This was an interesting lunch to cater because it had to be quick (office luncheon, 45 minute break) and we had two completely different eating styles to contend with.
The guest of honor is on a cleansing diet. She is eating only whole grain rice with green vegetables. I had a very limited choice of preparation method as even such flavorings as stock and soy sauce are verboten. She is also eating berries.
The rest of the staff wanted FOOD.
We settled on;
Berries, not cake for dessert
The collards could not be cooked with ham hocks or smoked turkey wings so I improvised. To a touch of olive oil I added chopped garlic and smoked paprika. I let the collards steam in their own juice and when tender I salted them, taste, salt, taste, more salt, a touch of cayenne and one drop of liquid smoke. It worked.
The Bok Choy was easy. It's naturally sweet so I sauteed green onion and big slices of ginger and tossed the Bok Choy in with a little salt and fresh garlic. Delicious.
The spinach was garlic and oil with lemon.
Three greens, three flavor palates; I felt good about them.
The red rice was steamed with big slices of ginger in the mix which is a delicious way to cook any rice.
For the enchiladas I enlisted the help of one of my Marias. I live in a neighborhood with a lot of Spanish people from Spain, Puerto Rico, and The Dominican Republic. Within a 10 block radius there are at least a thousand Marias. While I tease them about the common names some of my best friends are named Maria.
So Maria came over and this is her recipe for enchiladas to serve 6. I was not allowed to doctor with it and I have to say, Maria...you are the bomb. They were pronounced "slap your Momma good."
18 corn tortillas
Melted Lard to soften them (Maria let me us olive oil, but she swears they are better with lard.)
6 chicken thighs baked with a little salt, meat shredded
1 can refried beans (Maria let me cook and mash my own beans 1/4 pound is about right if you do them yourself)

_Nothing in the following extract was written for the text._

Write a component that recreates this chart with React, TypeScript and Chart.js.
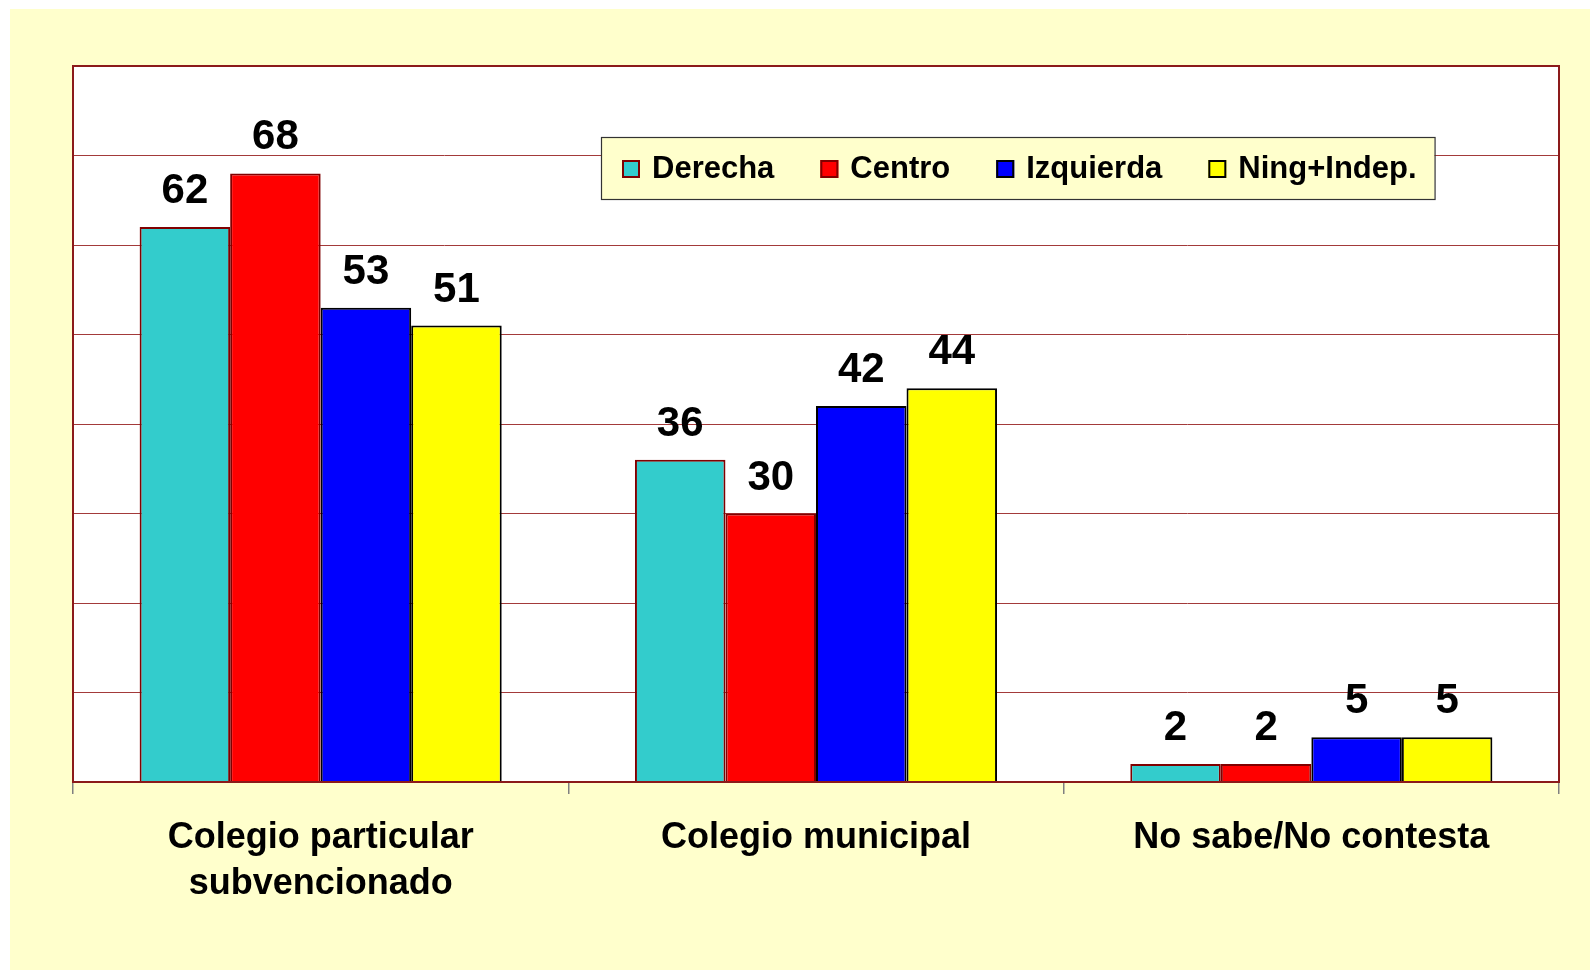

1/2 pound cheddar shredded
1/2 pound pepper jack shredded
2 big onions chopped
10 cloves garlic diced
3 15 oz cans diced tomatoes
1/4 cup chipolte chili powder
1 teaspoon cayenne (Maria reminded me this was a lunch and slapped my hand when I wanted to add more)
1 teaspoon cinnamon
4 tablespoons paprika
1 teaspoon cumin
1 teaspoon salt
Saute the onion and garlic in a bit of oil, when tender dump, literally dump tomatoes and everything else in stir and warm through. Your sauce is complete.
Throw a couple of cups of the sauce into the shredded chicken until it is wet.
Warm your tortillas in the oil or lard stacking on a plate and keeping warm with a towel. Schmear each one with a big tablespoon heaping of the beans and two tablespoons of the chicken and place seam side down in a pan with a little sauce on the bottom. Pack them together like sardines in a can. Top with the cheese. Heat for 30 minutes 375 degree oven (1 hour if you make ahead and chill).
They pair well with the ginger scented rice but plain white will do as well.
They were all to full to eat the berries which will sit until they are ready for them, but the lunch was a success.
Now I have to go home and figure out something for my dinner...any suggestions?